**Short exercise:** Copy exactly, and only, the lines between the line holding "Clone this chart in matplotlib." and the line holding "ax.yaxis.set_minor_formatter(matplotlib.ticker.NullFormatter())", inclusive; skip the pictures.

**Entries shown:**
──────

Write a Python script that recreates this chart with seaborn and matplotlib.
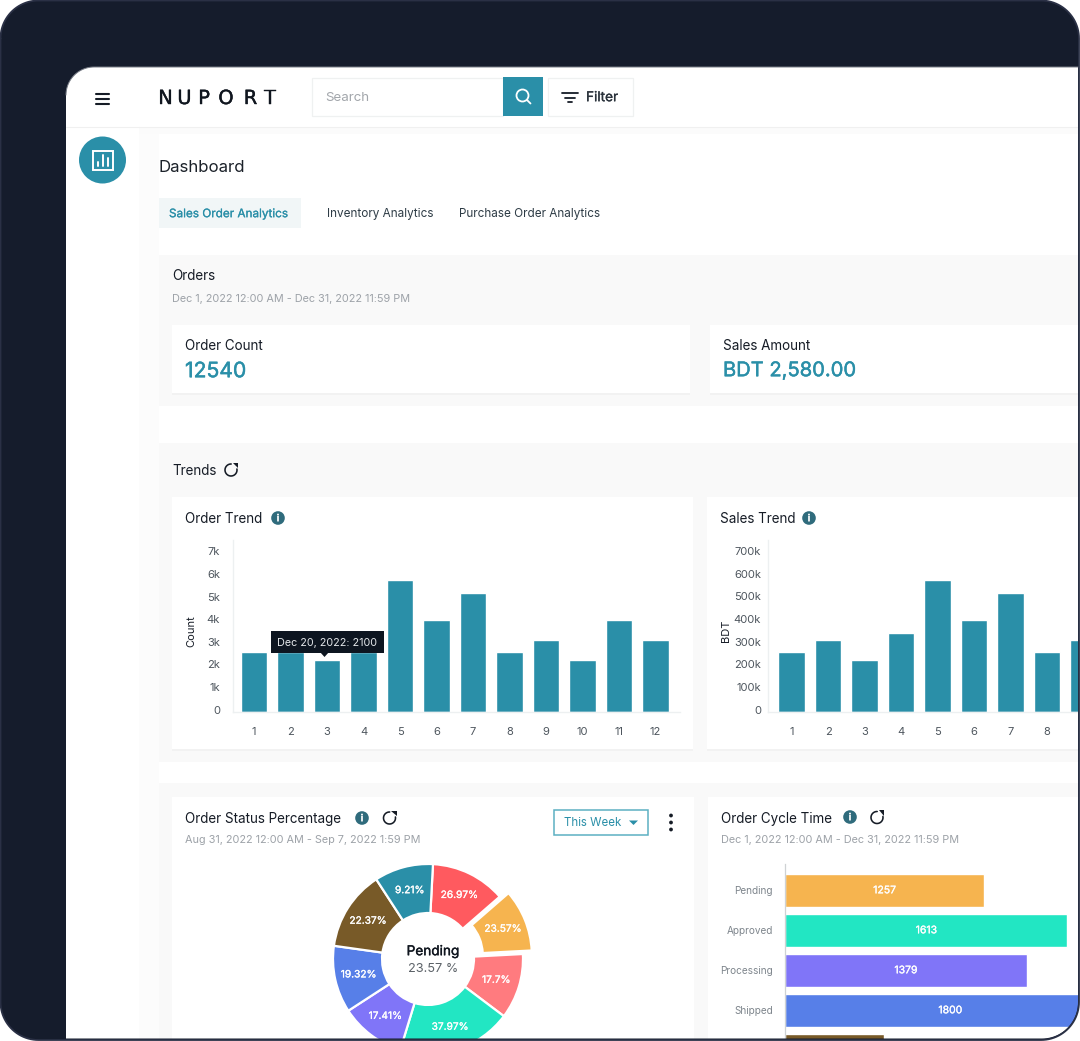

──────

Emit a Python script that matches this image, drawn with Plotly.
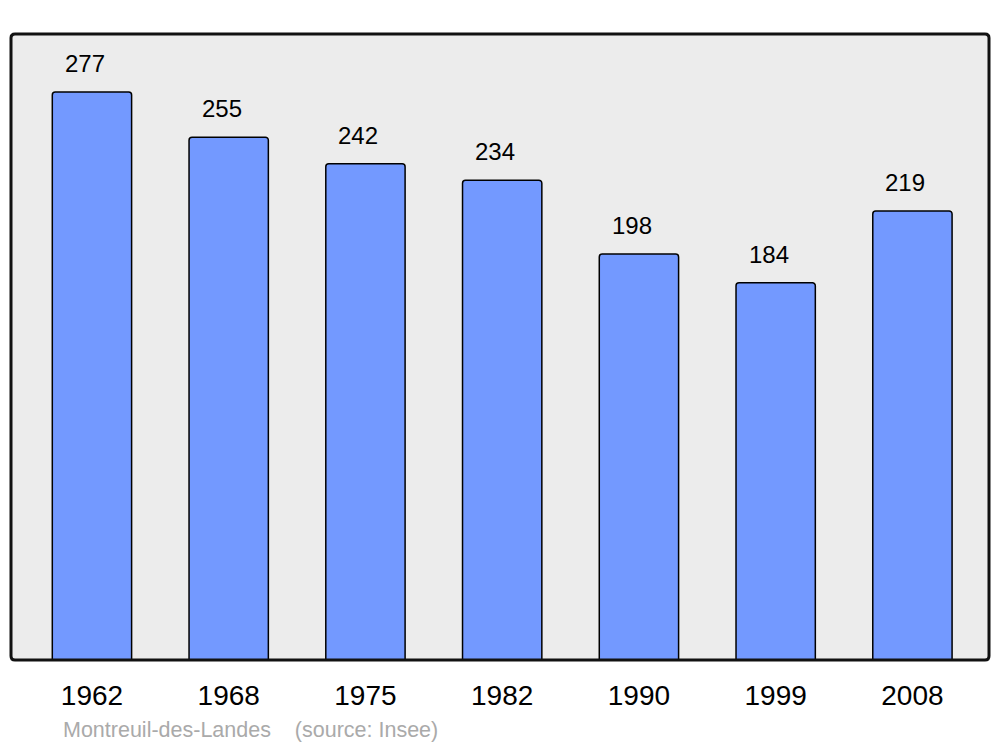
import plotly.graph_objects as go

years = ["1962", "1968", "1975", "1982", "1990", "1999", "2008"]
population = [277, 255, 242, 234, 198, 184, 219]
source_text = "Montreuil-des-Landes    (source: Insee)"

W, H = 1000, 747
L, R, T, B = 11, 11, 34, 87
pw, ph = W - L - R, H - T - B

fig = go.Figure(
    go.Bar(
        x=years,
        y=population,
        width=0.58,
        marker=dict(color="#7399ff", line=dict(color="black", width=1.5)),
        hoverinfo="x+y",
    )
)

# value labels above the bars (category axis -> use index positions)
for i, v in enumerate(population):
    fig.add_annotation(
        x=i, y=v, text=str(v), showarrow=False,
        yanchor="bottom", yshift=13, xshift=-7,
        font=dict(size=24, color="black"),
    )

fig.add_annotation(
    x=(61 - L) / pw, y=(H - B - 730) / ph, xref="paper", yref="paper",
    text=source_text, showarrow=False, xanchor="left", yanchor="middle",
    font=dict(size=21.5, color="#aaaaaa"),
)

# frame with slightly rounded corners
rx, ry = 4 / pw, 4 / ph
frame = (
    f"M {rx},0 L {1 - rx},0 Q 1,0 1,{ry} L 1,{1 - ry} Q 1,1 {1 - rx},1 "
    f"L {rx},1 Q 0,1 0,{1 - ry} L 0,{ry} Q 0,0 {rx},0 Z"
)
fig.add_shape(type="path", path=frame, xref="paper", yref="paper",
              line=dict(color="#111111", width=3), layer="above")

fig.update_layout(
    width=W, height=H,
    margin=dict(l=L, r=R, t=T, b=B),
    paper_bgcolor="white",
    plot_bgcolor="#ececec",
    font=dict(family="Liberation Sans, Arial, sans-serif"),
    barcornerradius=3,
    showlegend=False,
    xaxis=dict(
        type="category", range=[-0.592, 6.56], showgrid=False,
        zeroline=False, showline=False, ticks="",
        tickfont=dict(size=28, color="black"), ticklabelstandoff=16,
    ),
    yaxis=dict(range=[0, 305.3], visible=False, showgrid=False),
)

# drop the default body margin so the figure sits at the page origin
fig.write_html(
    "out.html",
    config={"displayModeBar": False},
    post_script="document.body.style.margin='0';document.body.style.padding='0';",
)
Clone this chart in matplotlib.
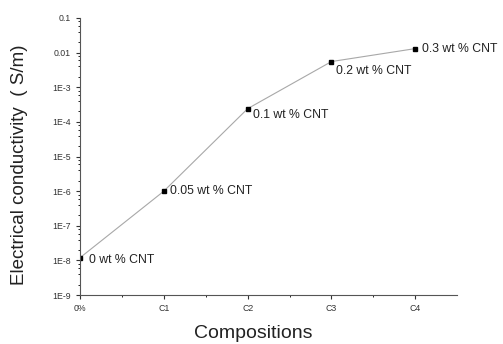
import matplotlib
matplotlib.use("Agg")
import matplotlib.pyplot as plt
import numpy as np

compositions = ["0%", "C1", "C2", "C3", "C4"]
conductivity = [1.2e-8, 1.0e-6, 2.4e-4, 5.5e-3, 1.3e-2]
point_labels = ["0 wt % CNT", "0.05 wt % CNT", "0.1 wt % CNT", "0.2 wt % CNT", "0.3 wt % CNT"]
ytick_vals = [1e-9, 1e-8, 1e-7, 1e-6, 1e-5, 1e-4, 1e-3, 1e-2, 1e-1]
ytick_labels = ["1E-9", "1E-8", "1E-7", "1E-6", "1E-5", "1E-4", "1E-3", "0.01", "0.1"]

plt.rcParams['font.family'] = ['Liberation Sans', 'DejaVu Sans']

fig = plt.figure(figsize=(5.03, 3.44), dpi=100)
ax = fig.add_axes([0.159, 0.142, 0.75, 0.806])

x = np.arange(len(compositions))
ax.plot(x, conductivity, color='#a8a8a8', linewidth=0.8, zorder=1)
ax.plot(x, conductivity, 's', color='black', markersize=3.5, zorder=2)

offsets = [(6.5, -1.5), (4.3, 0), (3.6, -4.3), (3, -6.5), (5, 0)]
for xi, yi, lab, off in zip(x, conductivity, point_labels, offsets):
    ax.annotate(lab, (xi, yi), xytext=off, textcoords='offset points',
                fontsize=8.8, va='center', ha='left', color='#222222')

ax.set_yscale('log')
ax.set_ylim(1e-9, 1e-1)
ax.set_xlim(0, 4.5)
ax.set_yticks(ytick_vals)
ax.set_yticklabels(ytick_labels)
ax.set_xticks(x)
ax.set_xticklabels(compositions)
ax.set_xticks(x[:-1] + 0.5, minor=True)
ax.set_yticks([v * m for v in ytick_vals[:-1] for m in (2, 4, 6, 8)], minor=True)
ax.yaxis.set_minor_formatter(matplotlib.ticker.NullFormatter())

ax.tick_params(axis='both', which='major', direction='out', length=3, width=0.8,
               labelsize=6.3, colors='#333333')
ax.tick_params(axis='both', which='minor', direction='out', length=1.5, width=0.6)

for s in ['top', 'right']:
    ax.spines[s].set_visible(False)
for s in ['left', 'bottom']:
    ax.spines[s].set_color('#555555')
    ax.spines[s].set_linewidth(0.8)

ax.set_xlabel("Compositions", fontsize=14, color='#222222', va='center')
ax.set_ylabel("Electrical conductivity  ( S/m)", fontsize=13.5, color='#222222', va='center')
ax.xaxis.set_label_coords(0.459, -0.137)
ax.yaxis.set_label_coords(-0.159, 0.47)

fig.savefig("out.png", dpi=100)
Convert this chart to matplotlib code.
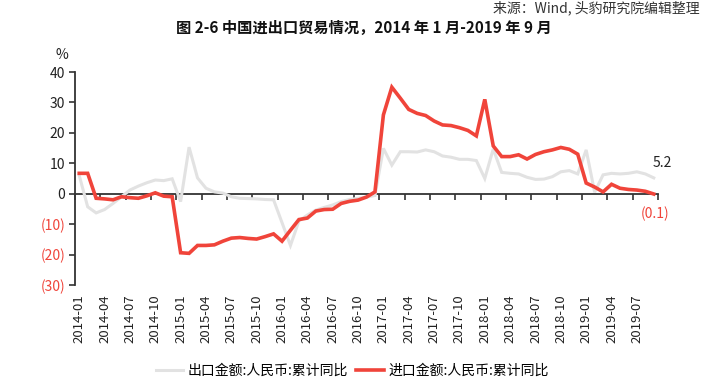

──────

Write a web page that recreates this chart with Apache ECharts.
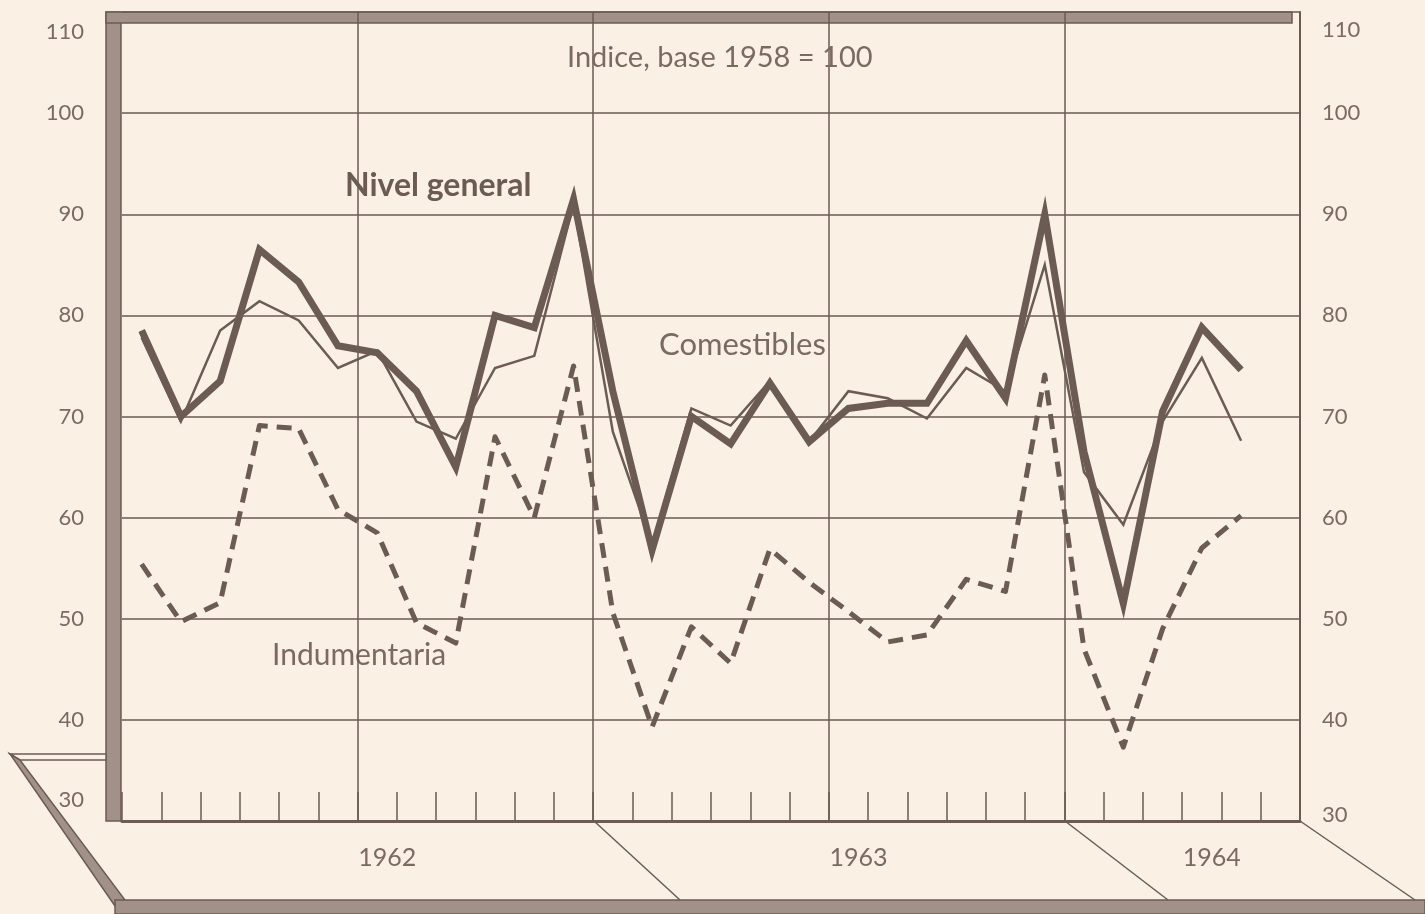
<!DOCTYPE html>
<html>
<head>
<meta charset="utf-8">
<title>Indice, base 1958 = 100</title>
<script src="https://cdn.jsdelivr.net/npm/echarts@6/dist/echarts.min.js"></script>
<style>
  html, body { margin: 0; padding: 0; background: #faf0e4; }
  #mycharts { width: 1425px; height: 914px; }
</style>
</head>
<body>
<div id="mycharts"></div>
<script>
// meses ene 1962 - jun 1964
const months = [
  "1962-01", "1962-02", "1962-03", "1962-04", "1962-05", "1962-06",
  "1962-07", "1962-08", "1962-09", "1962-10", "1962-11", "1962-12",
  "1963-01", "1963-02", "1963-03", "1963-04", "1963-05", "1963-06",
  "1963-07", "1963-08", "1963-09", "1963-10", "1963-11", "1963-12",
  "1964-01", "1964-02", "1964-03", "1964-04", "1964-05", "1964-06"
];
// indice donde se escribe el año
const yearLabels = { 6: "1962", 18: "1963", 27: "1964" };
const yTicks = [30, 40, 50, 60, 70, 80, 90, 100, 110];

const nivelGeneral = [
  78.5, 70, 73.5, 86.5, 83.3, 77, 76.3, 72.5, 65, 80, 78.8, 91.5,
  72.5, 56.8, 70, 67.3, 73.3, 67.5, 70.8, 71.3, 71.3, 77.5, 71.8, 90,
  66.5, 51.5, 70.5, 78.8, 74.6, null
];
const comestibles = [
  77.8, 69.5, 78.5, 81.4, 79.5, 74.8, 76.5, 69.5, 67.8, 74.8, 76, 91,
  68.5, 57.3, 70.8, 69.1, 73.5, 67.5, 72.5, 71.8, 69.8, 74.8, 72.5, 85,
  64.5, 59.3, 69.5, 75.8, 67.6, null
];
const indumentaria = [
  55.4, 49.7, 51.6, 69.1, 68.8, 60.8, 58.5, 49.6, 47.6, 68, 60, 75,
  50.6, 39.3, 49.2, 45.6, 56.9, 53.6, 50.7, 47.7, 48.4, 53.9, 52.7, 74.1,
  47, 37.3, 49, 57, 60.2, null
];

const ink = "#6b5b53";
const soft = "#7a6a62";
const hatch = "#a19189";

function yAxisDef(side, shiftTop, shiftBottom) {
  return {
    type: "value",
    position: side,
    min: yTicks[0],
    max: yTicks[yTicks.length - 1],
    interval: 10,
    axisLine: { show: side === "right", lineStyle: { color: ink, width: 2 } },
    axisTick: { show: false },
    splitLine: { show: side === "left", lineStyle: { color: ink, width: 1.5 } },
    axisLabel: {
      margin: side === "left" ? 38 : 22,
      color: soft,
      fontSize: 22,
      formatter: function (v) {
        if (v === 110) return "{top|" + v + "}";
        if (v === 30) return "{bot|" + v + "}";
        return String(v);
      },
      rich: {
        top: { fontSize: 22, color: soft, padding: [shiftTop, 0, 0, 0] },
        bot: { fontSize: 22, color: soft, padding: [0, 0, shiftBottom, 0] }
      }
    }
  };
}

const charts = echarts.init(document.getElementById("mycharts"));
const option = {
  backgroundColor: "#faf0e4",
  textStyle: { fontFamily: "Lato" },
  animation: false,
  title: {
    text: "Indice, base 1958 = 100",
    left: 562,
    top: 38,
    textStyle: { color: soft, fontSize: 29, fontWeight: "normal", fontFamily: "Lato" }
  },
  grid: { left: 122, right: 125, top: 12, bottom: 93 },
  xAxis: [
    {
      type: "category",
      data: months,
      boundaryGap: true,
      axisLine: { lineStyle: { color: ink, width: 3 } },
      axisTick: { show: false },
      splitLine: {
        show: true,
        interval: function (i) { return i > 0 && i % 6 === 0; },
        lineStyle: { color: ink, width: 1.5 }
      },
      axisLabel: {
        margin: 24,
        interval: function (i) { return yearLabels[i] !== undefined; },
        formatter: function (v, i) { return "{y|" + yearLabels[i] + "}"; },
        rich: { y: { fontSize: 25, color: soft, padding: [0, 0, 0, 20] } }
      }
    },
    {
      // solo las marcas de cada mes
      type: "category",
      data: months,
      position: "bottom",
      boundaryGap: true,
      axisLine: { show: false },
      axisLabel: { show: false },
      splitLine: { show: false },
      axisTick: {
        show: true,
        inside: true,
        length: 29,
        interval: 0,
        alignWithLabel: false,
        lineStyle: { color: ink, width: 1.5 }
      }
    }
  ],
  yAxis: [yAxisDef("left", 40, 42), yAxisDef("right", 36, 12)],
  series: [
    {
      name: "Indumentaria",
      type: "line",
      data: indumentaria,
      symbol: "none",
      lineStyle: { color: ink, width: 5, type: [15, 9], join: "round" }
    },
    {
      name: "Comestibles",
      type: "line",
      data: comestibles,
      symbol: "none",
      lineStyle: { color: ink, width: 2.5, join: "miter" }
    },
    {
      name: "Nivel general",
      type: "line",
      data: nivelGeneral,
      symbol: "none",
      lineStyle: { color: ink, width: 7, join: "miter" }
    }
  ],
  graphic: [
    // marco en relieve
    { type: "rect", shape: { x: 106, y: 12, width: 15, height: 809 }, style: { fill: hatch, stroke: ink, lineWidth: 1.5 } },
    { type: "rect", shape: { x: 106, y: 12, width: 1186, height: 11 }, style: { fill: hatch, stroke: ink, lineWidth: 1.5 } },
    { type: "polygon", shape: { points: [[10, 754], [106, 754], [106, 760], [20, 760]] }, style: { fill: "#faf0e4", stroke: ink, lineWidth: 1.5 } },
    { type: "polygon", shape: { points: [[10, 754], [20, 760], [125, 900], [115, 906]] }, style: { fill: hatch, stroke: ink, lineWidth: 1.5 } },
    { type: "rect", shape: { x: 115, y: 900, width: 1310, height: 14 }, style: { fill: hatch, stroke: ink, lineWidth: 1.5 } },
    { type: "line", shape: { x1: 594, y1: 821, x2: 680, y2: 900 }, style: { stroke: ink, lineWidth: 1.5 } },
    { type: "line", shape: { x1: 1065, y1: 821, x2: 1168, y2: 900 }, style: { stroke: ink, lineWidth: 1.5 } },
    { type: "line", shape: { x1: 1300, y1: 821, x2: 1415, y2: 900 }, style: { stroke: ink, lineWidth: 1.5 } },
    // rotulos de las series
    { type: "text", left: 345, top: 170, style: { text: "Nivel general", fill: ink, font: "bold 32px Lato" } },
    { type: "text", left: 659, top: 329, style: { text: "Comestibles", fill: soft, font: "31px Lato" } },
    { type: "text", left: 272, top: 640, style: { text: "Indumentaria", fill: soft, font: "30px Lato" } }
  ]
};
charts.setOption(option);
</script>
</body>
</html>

──────

**Task solution:**
Clone this chart in matplotlib.
import matplotlib
matplotlib.use("Agg")
import matplotlib.pyplot as plt
import numpy as np

compositions = ["0%", "C1", "C2", "C3", "C4"]
conductivity = [1.2e-8, 1.0e-6, 2.4e-4, 5.5e-3, 1.3e-2]
point_labels = ["0 wt % CNT", "0.05 wt % CNT", "0.1 wt % CNT", "0.2 wt % CNT", "0.3 wt % CNT"]
ytick_vals = [1e-9, 1e-8, 1e-7, 1e-6, 1e-5, 1e-4, 1e-3, 1e-2, 1e-1]
ytick_labels = ["1E-9", "1E-8", "1E-7", "1E-6", "1E-5", "1E-4", "1E-3", "0.01", "0.1"]

plt.rcParams['font.family'] = ['Liberation Sans', 'DejaVu Sans']

fig = plt.figure(figsize=(5.03, 3.44), dpi=100)
ax = fig.add_axes([0.159, 0.142, 0.75, 0.806])

x = np.arange(len(compositions))
ax.plot(x, conductivity, color='#a8a8a8', linewidth=0.8, zorder=1)
ax.plot(x, conductivity, 's', color='black', markersize=3.5, zorder=2)

offsets = [(6.5, -1.5), (4.3, 0), (3.6, -4.3), (3, -6.5), (5, 0)]
for xi, yi, lab, off in zip(x, conductivity, point_labels, offsets):
    ax.annotate(lab, (xi, yi), xytext=off, textcoords='offset points',
                fontsize=8.8, va='center', ha='left', color='#222222')

ax.set_yscale('log')
ax.set_ylim(1e-9, 1e-1)
ax.set_xlim(0, 4.5)
ax.set_yticks(ytick_vals)
ax.set_yticklabels(ytick_labels)
ax.set_xticks(x)
ax.set_xticklabels(compositions)
ax.set_xticks(x[:-1] + 0.5, minor=True)
ax.set_yticks([v * m for v in ytick_vals[:-1] for m in (2, 4, 6, 8)], minor=True)
ax.yaxis.set_minor_formatter(matplotlib.ticker.NullFormatter())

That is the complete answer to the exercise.